Clean Drinking Water & Improved Cookstoves
The World Health Organization estimates that 884 million people around the globe do not have access to safe sources of drinking water. Half of the world’s population uses firewood to boil water to make it safe for drinking in addition to burning it as fuel for indoor cooking.
Collection of fuelwood to meet daily energy needs contributes to extensive deforestation. In addition, the use of fuelwood for indoor cooking and water purification results in harmful indoor air emissions, leading to adverse impacts on both public health and economic development.
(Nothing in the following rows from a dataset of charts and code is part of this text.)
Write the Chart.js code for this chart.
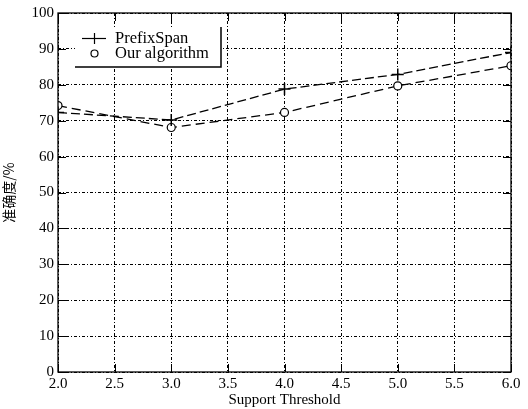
<!DOCTYPE html>
<html><head><meta charset="utf-8">
<script src="https://cdn.jsdelivr.net/npm/chart.js@4/dist/chart.umd.min.js"></script>
<style>html,body{margin:0;padding:0;background:#fff;}#wrap{width:528px;height:409px;}</style>
</head><body><div id="wrap"><canvas id="c" width="528" height="409"></canvas></div>
<script>
const supportThresholds = [2.0, 3.0, 4.0, 5.0, 6.0];
const prefixSpanValues = [72.3, 70.2, 78.8, 82.9, 89.0];
const ourAlgorithmValues = [74.2, 68.1, 72.3, 79.7, 85.3];
const seriesNames = ['PrefixSpan', 'Our algorithm'];
const xTitle = 'Support Threshold';
const yTitle = '准确度/%';

const serif = '"Liberation Serif", "DejaVu Serif", serif';

const frameAndLegend = {
  id: 'frameAndLegend',
  afterDraw(chart) {
    const ctx = chart.ctx, a = chart.chartArea;
    const xs = chart.scales.x, ys = chart.scales.y;
    ctx.save();
    ctx.strokeStyle = '#000';
    ctx.lineWidth = 1.3;
    ctx.setLineDash([]);
    ctx.strokeRect(a.left, a.top, a.right - a.left, a.bottom - a.top);
    ctx.lineWidth = 1;
    xs.ticks.forEach(t => {
      const px = Math.round(xs.getPixelForValue(t.value)) + 0.5;
      ctx.beginPath(); ctx.moveTo(px, a.bottom); ctx.lineTo(px, a.bottom - 8); ctx.stroke();
      ctx.beginPath(); ctx.moveTo(px, a.top); ctx.lineTo(px, a.top + 8); ctx.stroke();
    });
    ys.ticks.forEach(t => {
      const py = Math.round(ys.getPixelForValue(t.value)) + 0.5;
      ctx.beginPath(); ctx.moveTo(a.left, py); ctx.lineTo(a.left + 8, py); ctx.stroke();
      ctx.beginPath(); ctx.moveTo(a.right, py); ctx.lineTo(a.right - 8, py); ctx.stroke();
    });
    // legend
    const L = 75, T = 27, R = 221, B = 67;
    ctx.fillStyle = '#fff';
    ctx.fillRect(L, T, R - L, B - T);
    ctx.lineWidth = 1.5;
    ctx.beginPath(); ctx.moveTo(L, B); ctx.lineTo(R, B); ctx.lineTo(R, T); ctx.stroke();
    ctx.font = '16.5px ' + serif;
    ctx.fillStyle = '#000';
    ctx.textBaseline = 'middle';
    const ds = chart.data.datasets;
    ctx.lineWidth = 1.2;
    ctx.beginPath(); ctx.moveTo(82, 38.5); ctx.lineTo(106, 38.5); ctx.stroke();
    ctx.beginPath(); ctx.moveTo(94.5, 33); ctx.lineTo(94.5, 44); ctx.stroke();
    ctx.fillText(ds[0].label, 115, 39);
    ctx.beginPath(); ctx.arc(94.5, 53.5, 3.5, 0, Math.PI * 2); ctx.stroke();
    ctx.fillText(ds[1].label, 115, 54);
    ctx.restore();
  }
};

new Chart(document.getElementById('c'), {
  type: 'line',
  data: {
    datasets: [
      {
        label: seriesNames[0],
        data: supportThresholds.map((x, i) => ({x, y: prefixSpanValues[i]})),
        borderColor: '#000', borderWidth: 1.3, borderDash: [9, 4],
        pointStyle: 'cross', pointRadius: 6, pointBorderWidth: 1.5,
        pointBorderColor: '#000', fill: false, tension: 0
      },
      {
        label: seriesNames[1],
        data: supportThresholds.map((x, i) => ({x, y: ourAlgorithmValues[i]})),
        borderColor: '#000', borderWidth: 1.3, borderDash: [9, 5],
        pointStyle: 'circle', pointRadius: 4, pointBorderWidth: 1.2,
        pointBackgroundColor: '#fff', pointBorderColor: '#000', fill: false, tension: 0
      }
    ]
  },
  options: {
    responsive: false, animation: false,
    layout: { padding: { top: 12, right: 17, left: 0, bottom: 0 } },
    plugins: { legend: { display: false }, tooltip: { enabled: false } },
    scales: {
      x: {
        type: 'linear', min: 2, max: 6,
        border: { display: false, dash: [3, 2, 1, 2] },
        grid: { color: '#000', lineWidth: 1, drawTicks: false, tickLength: 0 },
        ticks: { stepSize: 0.5, color: '#000', padding: 3, maxRotation: 0,
                 font: { family: serif, size: 15 },
                 callback: v => Number(v).toFixed(1) },
        title: { display: true, text: xTitle, color: '#000', padding: 0,
                 font: { family: serif, size: 15 } },
        afterFit: s => { s.height = 37; }
      },
      y: {
        min: 0, max: 100,
        border: { display: false, dash: [3, 2, 1, 2] },
        grid: { color: '#000', lineWidth: 1, drawTicks: false, tickLength: 0 },
        ticks: { stepSize: 10, color: '#000', padding: 4,
                 font: { family: serif, size: 15 } },
        title: { display: true, text: yTitle, color: '#000', padding: 0,
                 font: { family: '"Noto Sans CJK SC", sans-serif', size: 14 } },
        afterFit: s => { s.width = 58; }
      }
    }
  },
  plugins: [frameAndLegend]
});
</script></body></html>
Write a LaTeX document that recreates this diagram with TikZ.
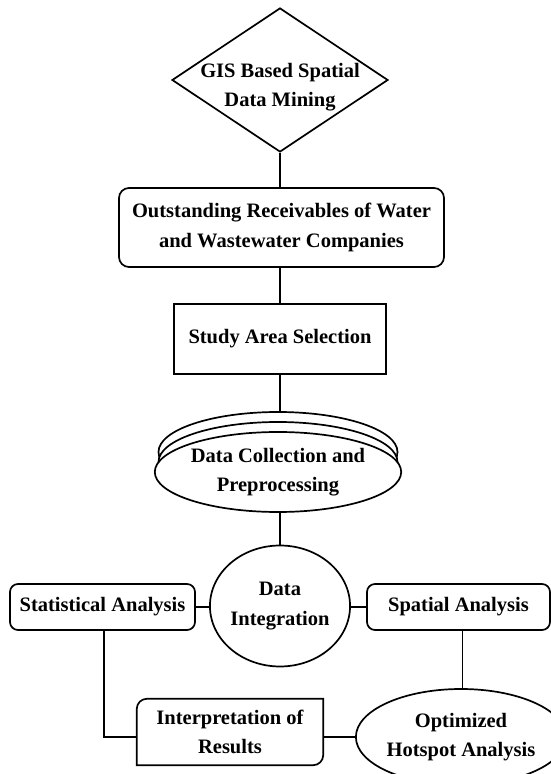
\documentclass[tikz,border=0pt]{standalone}
\usepackage{fontspec}
\setmainfont{Liberation Serif}
\usetikzlibrary{shapes.geometric,calc}
\tikzset{
  lbl/.style={font=\bfseries\fontsize{20.5}{29.5}\selectfont, align=center, inner sep=0pt},
  box/.style={draw, line width=1.7pt, inner sep=0pt, lbl},
  rbox/.style={box, rounded corners=9pt},
  ell/.style={draw, ellipse, line width=1.7pt, inner sep=0pt, lbl, fill=white},
  conn/.style={line width=1.7pt},
}
\begin{document}
\begin{tikzpicture}[x=1pt,y=1pt]
\useasboundingbox (0,0) rectangle (551,774);
% diamond
\node[draw, diamond, line width=1.7pt, minimum width=216pt, minimum height=144pt, inner sep=0pt] (gis) at (280,694) {};
\node[lbl] (gistext) at (280,687) {GIS Based Spatial\\Data Mining};
% receivables
\node[rbox, minimum width=325pt, minimum height=79pt, rounded corners=10pt] (recv) at (281.5,546.5) {Outstanding Receivables of Water\\and Wastewater Companies};
% study area
\node[box, minimum width=212pt, minimum height=70pt] (study) at (280,435) {Study Area Selection};
% stacked ellipses
\node[ell, minimum width=239pt, minimum height=80pt] (dc3) at (278,322) {};
\node[ell, minimum width=239pt, minimum height=80pt] (dc2) at (278,312) {};
\node[ell, minimum width=239pt, minimum height=80pt] (dc) at (278,302) {Data Collection and\\Preprocessing};
% integration
\node[ell, minimum width=115pt, minimum height=121pt] (integ) at (280,168) {Data\\Integration};
% side boxes
\node[rbox, minimum width=185pt, minimum height=46pt, rounded corners=8pt] (stat) at (102.5,167) {Statistical Analysis};
\node[rbox, minimum width=183pt, minimum height=46pt, rounded corners=8pt] (spat) at (458.5,167) {Spatial Analysis};
% interpretation
\node[lbl, minimum width=186pt, minimum height=66pt] (interp) at (230,42) {Interpretation of\\Results};
\draw[line width=1.7pt] (interp.south west) -- ([yshift=-10pt]interp.north west) arc[start angle=180,end angle=90,radius=10pt] -- (interp.north east) -- ([yshift=10pt]interp.south east) arc[start angle=0,end angle=-90,radius=10pt] -- cycle;
% optimized hotspot
\node[ell, minimum width=175pt, minimum height=96pt] (opt) at (461,37) {Optimized\\Hotspot Analysis};
% connectors
\draw[conn] (gis.south) -- (gis.south |- recv.north);
\draw[conn] (study.north |- recv.south) -- (study.north);
\draw[conn] (study.south) -- (study.south |- dc3.north);
\draw[conn] (integ.north |- dc.south) -- (integ.north);
\draw[conn] (stat.east) -- (stat.east -| integ.west);
\draw[conn] (integ.east |- spat.west) -- (spat.west);
\draw[conn] ([xshift=4pt]spat.south) -- ([xshift=4pt]spat.south |- opt.north);
\draw[conn] ([xshift=1.5pt]stat.south) -- ([xshift=1.5pt]stat.south |- opt.west) -- (opt.west -| interp.west);
\draw[conn] (opt.west -| interp.east) -- (opt.west);
\end{tikzpicture}
\end{document}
DelAgua Health – How it Works
DelAgua Health is committed to tackling these problems in target countries by providing individual households with a ready supply of clean drinking water and an improved efficient means of cooking.
In Rwanda, DelAgua Health is distributing point-of-use water filters and high efficiency cookstoves throughout the country, targeting the poorest 30% of the population who are living on less than $2 per day. During phase one of the programme, kicked-off in late 2012, the technologies were distributed to approximately 2,500 households, reaching approximately 12,000 people. In phase two, kicked-off in September 2014, the technologies are being distributed to 100,000 households, approximately 500,000 people in the Western Province.
The water filter technology addresses water borne disease from microbiological contamination, and the high efficiency cookstove addresses indoor air pollution.
DelAgua will generate verified carbon credits following an ACR-approved methodology to quantify the emissions reductions from the decreased fuelwood use from more efficient cookstoves and water filters.
In addition to reduced deforestation, the DelAgua programme is improving health of primarily women and girls through the elimination of water borne diseases and reduced smoke inhalation.
The programme will reduce infant mortality and provide significant economic benefits, including increased fuel cost savings, time savings from reduced fuelwood collection, the availability of a healthier workforce and new education and employment opportunities arising from the training and implementation initiatives and, in due course, maintenance and manufacturing.
DelAgua Health is working with the Ministry of Health and other partners to conduct rigorous external monitoring of technology adoption, behavior change, and public health impacts of the program. For example, the London School of Hygiene and Tropical Medicine will carefully monitor the impact of the intervention on critical intermediate outcomes such as microbiological water quality and indoor air quality as well as monitoring and evaluating longer-term program outcomes such as fewer cases of disease and mortality as well as program impacts such as lower healthcare costs, increased school attendance and productivity.
Carbon markets offer a the potential to fund more widespread deployment of clean cookstove and water purification programs by providing a path to monetize the resulting health and environmental benefits.
DelAgua Health’s carbon offset project is underway with plans to generate marketable credits in 2016.